WHAT IS BEING ASKED: Return each line of the listing below, unchanged, and omit the images.

SOURCE EXCERPT:
►

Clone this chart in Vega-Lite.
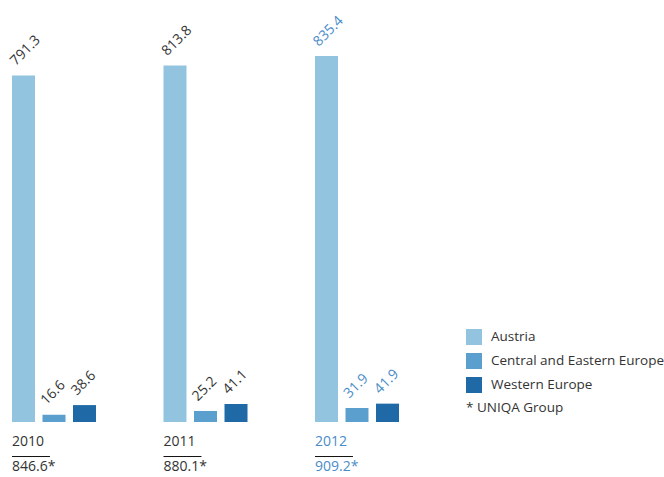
{
  "$schema": "https://vega.github.io/schema/vega-lite/v6.json",
  "width": 664,
  "height": 477,
  "autosize": "none",
  "padding": 0,
  "config": {"view": {"stroke": null}, "font": "Open Sans"},
  "datasets": {
    "bars": [
      {"year": "2010", "region": "Austria", "value": 791.3},
      {"year": "2010", "region": "Central and Eastern Europe", "value": 16.6},
      {"year": "2010", "region": "Western Europe", "value": 38.6},
      {"year": "2011", "region": "Austria", "value": 813.8},
      {"year": "2011", "region": "Central and Eastern Europe", "value": 25.2},
      {"year": "2011", "region": "Western Europe", "value": 41.1},
      {"year": "2012", "region": "Austria", "value": 835.4},
      {"year": "2012", "region": "Central and Eastern Europe", "value": 31.9},
      {"year": "2012", "region": "Western Europe", "value": 41.9}
    ],
    "totals": [
      {"year": "2010", "total": "846.6*"},
      {"year": "2011", "total": "880.1*"},
      {"year": "2012", "total": "909.2*"}
    ]
  },
  "layer": [
    {
      "data": {"name": "bars"},
      "mark": {"type": "bar"},
      "encoding": {
        "x": {"field": "year", "type": "nominal", "scale": {"range": [12, 399], "paddingInner": 0.4455, "paddingOuter": 0}, "axis": null},
        "xOffset": {"field": "region", "type": "nominal", "sort": ["Austria", "Central and Eastern Europe", "Western Europe"], "scale": {"paddingInner": 0.246, "paddingOuter": 0}},
        "y": {"field": "value", "type": "quantitative", "scale": {"domain": [0, 963.4], "range": [422, 0], "nice": false}, "axis": null},
        "color": {
          "field": "region", "type": "nominal",
          "scale": {"domain": ["Austria", "Central and Eastern Europe", "Western Europe"], "range": ["#92c4df", "#5b9fcf", "#1f69a6"]},
          "legend": {
            "orient": "none", "legendX": 466, "legendY": 329,
            "title": "* UNIQA Group", "titleOrient": "bottom", "titleAnchor": "start",
            "titleFontWeight": "normal", "titleFontSize": 13.5, "titleColor": "#333333", "titleFont": "Open Sans",
            "labelFontSize": 13.5, "labelColor": "#333333", "labelFont": "Open Sans", "labelOffset": 9, "labelLimit": 300,
            "symbolType": "square", "symbolSize": 256, "symbolStrokeWidth": 0, "rowPadding": 8, "titlePadding": 8
          }
        }
      }
    },
    {
      "data": {"name": "bars"},
      "mark": {"type": "text", "angle": 315, "align": "left", "baseline": "alphabetic", "dx": 1, "dy": -12, "fontSize": 14},
      "encoding": {
        "x": {"field": "year", "type": "nominal"},
        "xOffset": {"field": "region", "type": "nominal", "sort": ["Austria", "Central and Eastern Europe", "Western Europe"]},
        "y": {"field": "value", "type": "quantitative"},
        "text": {"field": "value", "type": "quantitative", "format": ".1f"},
        "fill": {"condition": {"test": "datum.year === '2012'", "value": "#4a8cc8"}, "value": "#333333"}
      }
    },
    {
      "data": {"name": "totals"},
      "mark": {"type": "text", "align": "left", "baseline": "alphabetic", "fontSize": 14},
      "encoding": {
        "x": {"field": "year", "type": "nominal", "bandPosition": 0},
        "y": {"datum": -55},
        "text": {"field": "year"},
        "fill": {"condition": {"test": "datum.year === '2012'", "value": "#4a8cc8"}, "value": "#333333"}
      }
    },
    {
      "data": {"name": "totals"},
      "mark": {"type": "rule", "color": "#111111", "strokeWidth": 1},
      "encoding": {
        "x": {"field": "year", "type": "nominal", "bandPosition": 0},
        "x2": {"field": "year", "bandPosition": 0.452},
        "y": {"datum": -78.8}
      }
    },
    {
      "data": {"name": "totals"},
      "mark": {"type": "text", "align": "left", "baseline": "alphabetic", "fontSize": 14},
      "encoding": {
        "x": {"field": "year", "type": "nominal", "bandPosition": 0},
        "y": {"datum": -112},
        "text": {"field": "total"},
        "fill": {"condition": {"test": "datum.year === '2012'", "value": "#4a8cc8"}, "value": "#333333"}
      }
    }
  ]
}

◄

FINISHED EXERCISE:
Clone this chart in Vega-Lite.
{
  "$schema": "https://vega.github.io/schema/vega-lite/v6.json",
  "width": 664,
  "height": 477,
  "autosize": "none",
  "padding": 0,
  "config": {"view": {"stroke": null}, "font": "Open Sans"},
  "datasets": {
    "bars": [
      {"year": "2010", "region": "Austria", "value": 791.3},
      {"year": "2010", "region": "Central and Eastern Europe", "value": 16.6},
      {"year": "2010", "region": "Western Europe", "value": 38.6},
      {"year": "2011", "region": "Austria", "value": 813.8},
      {"year": "2011", "region": "Central and Eastern Europe", "value": 25.2},
      {"year": "2011", "region": "Western Europe", "value": 41.1},
      {"year": "2012", "region": "Austria", "value": 835.4},
      {"year": "2012", "region": "Central and Eastern Europe", "value": 31.9},
      {"year": "2012", "region": "Western Europe", "value": 41.9}
    ],
    "totals": [
      {"year": "2010", "total": "846.6*"},
      {"year": "2011", "total": "880.1*"},
      {"year": "2012", "total": "909.2*"}
    ]
  },
  "layer": [
    {
      "data": {"name": "bars"},
      "mark": {"type": "bar"},
      "encoding": {
        "x": {"field": "year", "type": "nominal", "scale": {"range": [12, 399], "paddingInner": 0.4455, "paddingOuter": 0}, "axis": null},
        "xOffset": {"field": "region", "type": "nominal", "sort": ["Austria", "Central and Eastern Europe", "Western Europe"], "scale": {"paddingInner": 0.246, "paddingOuter": 0}},
        "y": {"field": "value", "type": "quantitative", "scale": {"domain": [0, 963.4], "range": [422, 0], "nice": false}, "axis": null},
        "color": {
          "field": "region", "type": "nominal",
          "scale": {"domain": ["Austria", "Central and Eastern Europe", "Western Europe"], "range": ["#92c4df", "#5b9fcf", "#1f69a6"]},
          "legend": {
            "orient": "none", "legendX": 466, "legendY": 329,
            "title": "* UNIQA Group", "titleOrient": "bottom", "titleAnchor": "start",
            "titleFontWeight": "normal", "titleFontSize": 13.5, "titleColor": "#333333", "titleFont": "Open Sans",
            "labelFontSize": 13.5, "labelColor": "#333333", "labelFont": "Open Sans", "labelOffset": 9, "labelLimit": 300,
            "symbolType": "square", "symbolSize": 256, "symbolStrokeWidth": 0, "rowPadding": 8, "titlePadding": 8
          }
        }
      }
    },
    {
      "data": {"name": "bars"},
      "mark": {"type": "text", "angle": 315, "align": "left", "baseline": "alphabetic", "dx": 1, "dy": -12, "fontSize": 14},
      "encoding": {
        "x": {"field": "year", "type": "nominal"},
        "xOffset": {"field": "region", "type": "nominal", "sort": ["Austria", "Central and Eastern Europe", "Western Europe"]},
        "y": {"field": "value", "type": "quantitative"},
        "text": {"field": "value", "type": "quantitative", "format": ".1f"},
        "fill": {"condition": {"test": "datum.year === '2012'", "value": "#4a8cc8"}, "value": "#333333"}
      }
    },
    {
      "data": {"name": "totals"},
      "mark": {"type": "text", "align": "left", "baseline": "alphabetic", "fontSize": 14},
      "encoding": {
        "x": {"field": "year", "type": "nominal", "bandPosition": 0},
        "y": {"datum": -55},
        "text": {"field": "year"},
        "fill": {"condition": {"test": "datum.year === '2012'", "value": "#4a8cc8"}, "value": "#333333"}
      }
    },
    {
      "data": {"name": "totals"},
      "mark": {"type": "rule", "color": "#111111", "strokeWidth": 1},
      "encoding": {
        "x": {"field": "year", "type": "nominal", "bandPosition": 0},
        "x2": {"field": "year", "bandPosition": 0.452},
        "y": {"datum": -78.8}
      }
    },
    {
      "data": {"name": "totals"},
      "mark": {"type": "text", "align": "left", "baseline": "alphabetic", "fontSize": 14},
      "encoding": {
        "x": {"field": "year", "type": "nominal", "bandPosition": 0},
        "y": {"datum": -112},
        "text": {"field": "total"},
        "fill": {"condition": {"test": "datum.year === '2012'", "value": "#4a8cc8"}, "value": "#333333"}
      }
    }
  ]
}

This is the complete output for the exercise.